Sütanne, sütbaba (sütannenin çocuğunu doğurduğu ve bu doğumdan gelen sütü ile süt çocuğunu emzirdiği sırada evli bulunduğu kocası), sütkardeşler ve diğer bazı süthısımlarının –evlenmenin yasak olması bakımından– öz anne ve akraba gibi olmaları ilgili âyet ve hadislerle sabit olmuş, İslâm’a mahsus bir anlayış ve hükümdür. Çocuğun tabii olarak başka bir gıda ile beslenip gelişemediği bir çağında (ilk iki yaş) onu emziren kadın, tıpkı doğuran ana gibi çocuğun hayatının idamesini sağlamakta yani Allah Teâlâ çocuğun hayatının devamına sütanneyi vasıta kılmaktadır. Bu bakımdan emziren kadın anne kabul edilmiş, onunla ve bir kısım yakınlarıyla emen çocuğun evlenmesi haram kılınmıştır. Yine bu sebepledir ki, bazı âlimlere göre ilk iki yaşı içinde bile çocuk sütten kesilir, başka gıdalarla beslenir hale gelirse bundan sonra –henüz iki yaş dolmadığı halde– emzirme haram kılıcı olmaz (İbn Âşûr, IV, 297).

Müctehid ve müfessirlerin çoğuna göre haram kılan emzirmenin çağı çocuğun ilk iki yaşı ile sınırlıdır (Bakara 2/233). Buna karşılık, sahâbeden Hz. Âişe, müctehidlerden Leys b. Sa‘d gibi bazı âlimler, Hz. Peygamber’in bazı tasarruflarına bakarak bu konuda yaş sınırı bulunmadığı ve hangi yaşta olursa olsun emzirmenin evlenmeyi haram kılacağı kanaatine ulaşmışlardır. Peygamber’in diğer hanımları (ümmehâtü’l-mü’minîn) ve müctehidlerin çoğunluğu ise haklı olarak, bu konudaki uygulamaların özel ve geçici bir izin olduğu, başkalarına teşmil edilemeyeceği görüşünü benimsemişlerdir.

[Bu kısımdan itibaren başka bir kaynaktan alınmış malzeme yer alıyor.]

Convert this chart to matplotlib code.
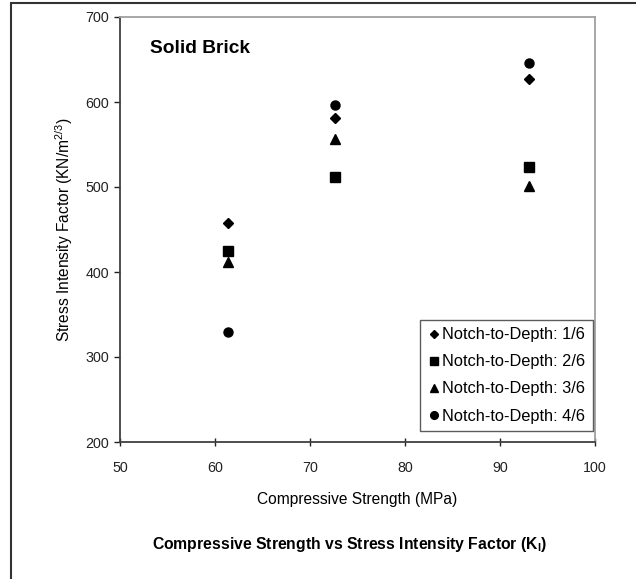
import matplotlib
matplotlib.use("Agg")
import matplotlib.pyplot as plt
from matplotlib.patches import Rectangle

plt.rcParams['font.family'] = ['Liberation Sans', 'DejaVu Sans']
plt.rcParams['mathtext.fontset'] = 'custom'
plt.rcParams['mathtext.rm'] = 'Liberation Sans'
plt.rcParams['mathtext.it'] = 'Liberation Sans'
plt.rcParams['mathtext.bf'] = 'Liberation Sans:bold'

series_names = ["Notch-to-Depth: 1/6", "Notch-to-Depth: 2/6",
                "Notch-to-Depth: 3/6", "Notch-to-Depth: 4/6"]
compressive_strength = [61.4, 72.6, 93.0]
sif_1_6 = [458, 581, 627]
sif_2_6 = [425, 512, 524]
sif_3_6 = [412, 557, 501]
sif_4_6 = [330, 596, 646]
x_ticks = [50, 60, 70, 80, 90, 100]
y_ticks = [200, 300, 400, 500, 600, 700]

W, H = 636, 579
fig = plt.figure(figsize=(W / 100, H / 100), dpi=100)
fig.patch.set_facecolor('white')

# outer frame
fig.patches.append(Rectangle((11 / W, -0.1), 1.2, 1.1 - 3 / H,
                             transform=fig.transFigure, fill=False,
                             edgecolor='#333333', linewidth=1.5))

ax = fig.add_axes([120 / W, 1 - 442 / H, (595 - 120) / W, (442 - 17) / H])

styles = [('D', 5.0), ('s', 7.0), ('^', 6.5), ('o', 6.5)]
for name, vals, (m, ms) in zip(series_names, [sif_1_6, sif_2_6, sif_3_6, sif_4_6], styles):
    ax.plot(compressive_strength, vals, linestyle='none', marker=m, markersize=ms,
            color='black', label=name)

ax.set_xlim(50, 100)
ax.set_ylim(200, 700)
ax.set_xticks(x_ticks)
ax.set_yticks(y_ticks)
ax.tick_params(axis='both', labelsize=10.3, colors='#222222', width=1)
ax.tick_params(axis='x', direction='inout', length=6, pad=11)
ax.tick_params(axis='y', direction='out', length=4, pad=4)

for s in ['left', 'bottom']:
    ax.spines[s].set_color('#404040')
    ax.spines[s].set_linewidth(1.3)
for s in ['top', 'right']:
    ax.spines[s].set_color('#a0a0a0')
    ax.spines[s].set_linewidth(1.3)

ax.set_xlabel("Compressive Strength (MPa)", fontsize=11.2, labelpad=12)
ax.set_ylabel(r"Stress Intensity Factor (KN/m$^{2/3}$)", fontsize=11.2, labelpad=7)

ax.text(30 / 475, 0.925, "Solid Brick", transform=ax.transAxes, fontsize=13.8,
        fontweight='bold', va='center', ha='left')

leg = ax.legend(loc='lower right', bbox_to_anchor=((593 - 120) / 475, 11 / 425),
                fontsize=11.8, frameon=True, fancybox=False,
                borderaxespad=0.0, handletextpad=0.15, handlelength=0.75,
                labelspacing=0.74, borderpad=0.45, markerscale=0.85)
leg.get_frame().set_edgecolor('#333333')
leg.get_frame().set_linewidth(1.0)

fig.text(350 / W, 1 - 545 / H,
         r"Compressive Strength vs Stress Intensity Factor (K$_\mathbf{I}$)",
         fontsize=11.3, fontweight='bold', ha='center', va='center')

fig.savefig("out.png", dpi=100, facecolor='white')
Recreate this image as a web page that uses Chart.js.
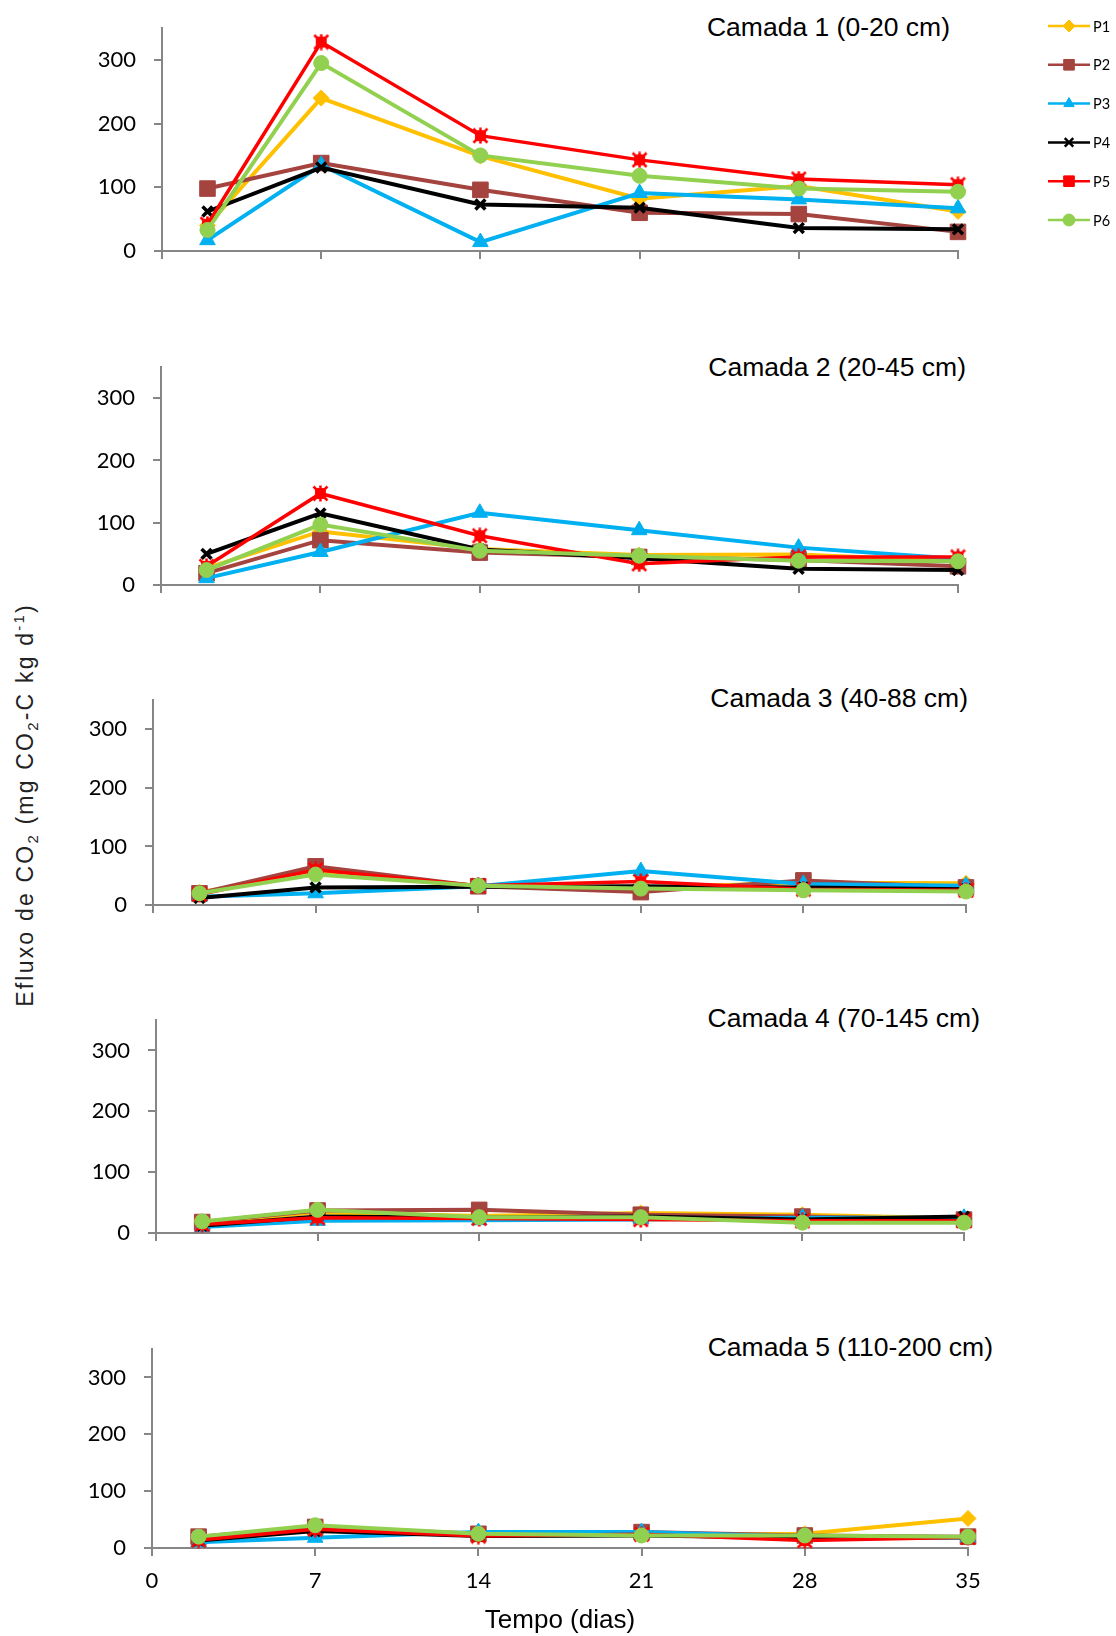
<!DOCTYPE html>
<html>
<head>
<meta charset="utf-8">
<script src="https://cdn.jsdelivr.net/npm/chart.js@4.4.1/dist/chart.umd.min.js"></script>
<style>
  body { margin: 0; background: #fff; width: 1116px; height: 1636px; position: relative; overflow: hidden; }
  .painel { position: absolute; left: 0; }
  .titulo { position: absolute; font-family: 'Liberation Sans', Arial, sans-serif; font-size: 26.5px; line-height: 30px; white-space: nowrap; color: #000; }
  #ytitulo { position: absolute; left: 25px; top: 805px; transform: translate(-50%, -50%) rotate(-90deg);
             font-family: 'Liberation Sans', Arial, sans-serif; font-size: 23px; white-space: nowrap; color: #222; letter-spacing: 2.2px; }
  #ytitulo sub, #ytitulo sup { font-size: 0.65em; line-height: 0; }
</style>
</head>
<body>
<div id="ytitulo">Efluxo de CO<sub>2</sub> (mg CO<sub>2</sub>-C kg d<sup>-1</sup>)</div>

<script>
// dias de coleta
const dias = [2, 7, 14, 21, 28, 35];
const series = ['P1', 'P2', 'P3', 'P4', 'P5', 'P6'];
const camadas = ['Camada 1 (0-20 cm)', 'Camada 2 (20-45 cm)', 'Camada 3 (40-88 cm)', 'Camada 4 (70-145 cm)', 'Camada 5 (110-200 cm)'];
const diasTicks = [0, 7, 14, 21, 28, 35];
const efluxoTicks = [0, 100, 200, 300];

// efluxo por camada, uma linha por ponto (P1..P6)
const camada1 = [
  [40, 240, 149, 82, 102, 62],
  [98, 138, 96, 60, 58, 30],
  [17, 135, 14, 91, 81, 67],
  [62, 131, 73, 68, 36, 34],
  [42, 328, 181, 143, 113, 104],
  [33, 295, 150, 118, 98, 93]
];
const camada2 = [
  [27, 86, 58, 48, 49, 38],
  [19, 72, 52, 45, 40, 30],
  [11, 53, 116, 88, 60, 42],
  [50, 115, 57, 43, 26, 24],
  [30, 147, 79, 34, 45, 45],
  [24, 97, 55, 47, 39, 38]
];
const camada3 = [
  [22, 55, 33, 30, 38, 37],
  [20, 66, 32, 22, 42, 30],
  [14, 20, 32, 58, 36, 33],
  [12, 30, 31, 32, 30, 27],
  [18, 60, 33, 40, 27, 25],
  [20, 52, 33, 28, 25, 23]
];
const camada4 = [
  [17, 34, 28, 33, 30, 24],
  [18, 37, 38, 30, 27, 22],
  [10, 20, 21, 22, 25, 25],
  [12, 27, 25, 27, 22, 27],
  [14, 25, 24, 22, 20, 20],
  [19, 38, 26, 26, 17, 17]
];
const camada5 = [
  [15, 35, 22, 23, 25, 52],
  [20, 37, 25, 28, 22, 20],
  [10, 18, 28, 28, 20, 18],
  [13, 30, 21, 22, 18, 19],
  [14, 33, 21, 24, 13, 19],
  [20, 40, 25, 22, 22, 20]
];
const dados = [camada1, camada2, camada3, camada4, camada5];

const cores = ['#FFC000', '#A5433F', '#00B0F0', '#000000', '#FF0000', '#92D050'];

// marcador estrela do P5 (quadrado com raios)
function marcadorEstrela(cor, tam) {
  var c = document.createElement('canvas');
  c.width = tam; c.height = tam;
  var g = c.getContext('2d');
  var m = tam / 2;
  g.fillStyle = cor;
  g.fillRect(m - tam * 0.32, m - tam * 0.32, tam * 0.64, tam * 0.64);
  g.strokeStyle = cor;
  g.lineWidth = 2.5;
  g.beginPath();
  g.moveTo(1.5, 1.5); g.lineTo(tam - 1.5, tam - 1.5);
  g.moveTo(tam - 1.5, 1.5); g.lineTo(1.5, tam - 1.5);
  g.moveTo(m, 0.5); g.lineTo(m, tam - 0.5);
  g.stroke();
  return c;
}

const estilos = [
  { pointStyle: 'rectRot', pointRadius: 8, pointBorderWidth: 1 },
  { pointStyle: 'rect', pointRadius: 11, pointBorderWidth: 1 },
  { pointStyle: 'triangle', pointRadius: 9, pointBorderWidth: 1 },
  { pointStyle: 'crossRot', pointRadius: 7, pointBorderWidth: 3.5 },
  { pointStyle: marcadorEstrela('#FF0000', 17), pointRadius: 8, pointBorderWidth: 1 },
  { pointStyle: 'circle', pointRadius: 7.5, pointBorderWidth: 1 }
];
const legendaEstilos = ['rectRot', 'rect', 'triangle', 'crossRot', 'rect', 'circle'];

// caixas dos graficos na pagina
const paineis = [
  { top: 28, bottom: 251, left: 162, right: 958, tituloDir: 950, tituloY: 27 },
  { top: 367, bottom: 585, left: 161, right: 958, tituloDir: 966, tituloY: 367 },
  { top: 700, bottom: 905, left: 153, right: 966, tituloDir: 968, tituloY: 698 },
  { top: 1020, bottom: 1233, left: 156, right: 964, tituloDir: 980, tituloY: 1018 },
  { top: 1349, bottom: 1548, left: 152, right: 968, tituloDir: 993, tituloY: 1347 }
];
const PAD = 20;
const W = 1116;

const cinza = '#868686';

// sem folga extra das escalas, a area do grafico fica exatamente na caixa
function semFolga(s) {
  s.paddingTop = 0; s.paddingBottom = 0; s.paddingLeft = 0; s.paddingRight = 0;
}

// legenda do primeiro painel: linha + marcador + nome
var legenda = {
  id: 'legenda',
  afterDraw: function(chart, args, opts) {
    if (!opts.mostrar) return;
    var ctx = chart.ctx;
    chart.data.datasets.forEach(function(ds, i) {
      var y = 26 + i * 38.8 - opts.offsetY;
      ctx.save();
      ctx.strokeStyle = ds.borderColor;
      ctx.lineWidth = 2.5;
      ctx.beginPath(); ctx.moveTo(1048, y); ctx.lineTo(1090, y); ctx.stroke();
      ctx.fillStyle = ds.backgroundColor;
      ctx.strokeStyle = ds.borderColor;
      ctx.lineWidth = i === 3 ? 2.5 : 1;
      Chart.helpers.drawPoint(ctx, { pointStyle: legendaEstilos[i], radius: i === 1 || i === 4 ? 7.5 : 6, rotation: 0, borderWidth: ctx.lineWidth }, 1069, y);
      ctx.fillStyle = '#000';
      ctx.font = '14.5px Lato';
      ctx.textBaseline = 'middle';
      ctx.fillText(series[i], 1093, y + 1);
      ctx.restore();
    });
  }
};

paineis.forEach(function(p, k) {
  var ultimo = k === paineis.length - 1;
  var baixo = ultimo ? 1636 - p.bottom : 20;
  var topo = p.top - PAD;
  var alt = (p.bottom - p.top) + PAD + baixo;

  var t = document.createElement('div');
  t.className = 'titulo';
  t.style.right = (W - p.tituloDir) + 'px';
  t.style.top = (p.tituloY - 15) + 'px';
  t.textContent = camadas[k];
  document.body.appendChild(t);

  var div = document.createElement('div');
  div.className = 'painel';
  div.style.top = topo + 'px';
  var cv = document.createElement('canvas');
  cv.width = W; cv.height = alt;
  cv.style.width = W + 'px'; cv.style.height = alt + 'px';
  div.appendChild(cv);
  document.body.appendChild(div);

  var datasets = series.map(function(nome, i) {
    return Object.assign({
      label: nome,
      data: dias.map(function(d, j) { return { x: d, y: dados[k][i][j] }; }),
      borderColor: cores[i],
      backgroundColor: cores[i],
      pointBackgroundColor: cores[i],
      pointBorderColor: cores[i],
      borderWidth: i === 4 ? 3.5 : 4,
      tension: 0,
      clip: false,
      order: series.length - i
    }, estilos[i]);
  });

  new Chart(cv.getContext('2d'), {
    type: 'line',
    data: { datasets: datasets },
    options: {
      responsive: false,
      animation: false,
      devicePixelRatio: 1,
      layout: { padding: { top: PAD, right: W - p.right, left: 0, bottom: 0 } },
      plugins: {
        legend: { display: false },
        tooltip: { enabled: false },
        legenda: { mostrar: k === 0, offsetY: topo }
      },
      scales: {
        x: {
          type: 'linear',
          min: diasTicks[0],
          max: diasTicks[diasTicks.length - 1],
          afterBuildTicks: function(s) { s.ticks = diasTicks.map(function(v) { return { value: v }; }); },
          ticks: { display: ultimo, color: '#000', font: { family: 'Lato', size: 22 }, padding: 12, maxRotation: 0 },
          grid: { drawOnChartArea: false, color: cinza, lineWidth: 2, tickLength: 8 },
          border: { color: cinza, width: 2 },
          title: { display: ultimo, text: 'Tempo (dias)', color: '#000', font: { family: 'Liberation Sans', size: 26 }, padding: 0 },
          afterFit: function(s) { s.height = baixo; semFolga(s); }
        },
        y: {
          min: 0,
          max: 350,
          afterBuildTicks: function(s) { s.ticks = efluxoTicks.map(function(v) { return { value: v }; }); },
          ticks: { color: '#000', font: { family: 'Lato', size: 22 }, padding: 18 },
          grid: { drawOnChartArea: false, color: cinza, lineWidth: 2, tickLength: 8 },
          border: { color: cinza, width: 2 },
          afterFit: function(s) { s.width = p.left; semFolga(s); }
        }
      }
    },
    plugins: [legenda]
  });
});
</script>
</body>
</html>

Müctehidlerin çoğuna göre iki yaşını doldurmamış çocuğun midesine inen bir yudum süt dahi “süthısımlığı” ilişkisi için yeterlidir. Bazı rivayetlere dayanarak bunu beş doyumluk emmeye kadar çıkaranlar olmuştur (Müslim, “Radâ‘”, 26-32; Ebû Dâvûd, “Radâ‘”, 9-11; bu konuda geniş bilgi için bk. Ömer Nasuhi Bilmen, Hukuk-u İslâmiyye ve Istılahatı Fıkhiyye Kamusu, İstanbul 1985, II, 78-92).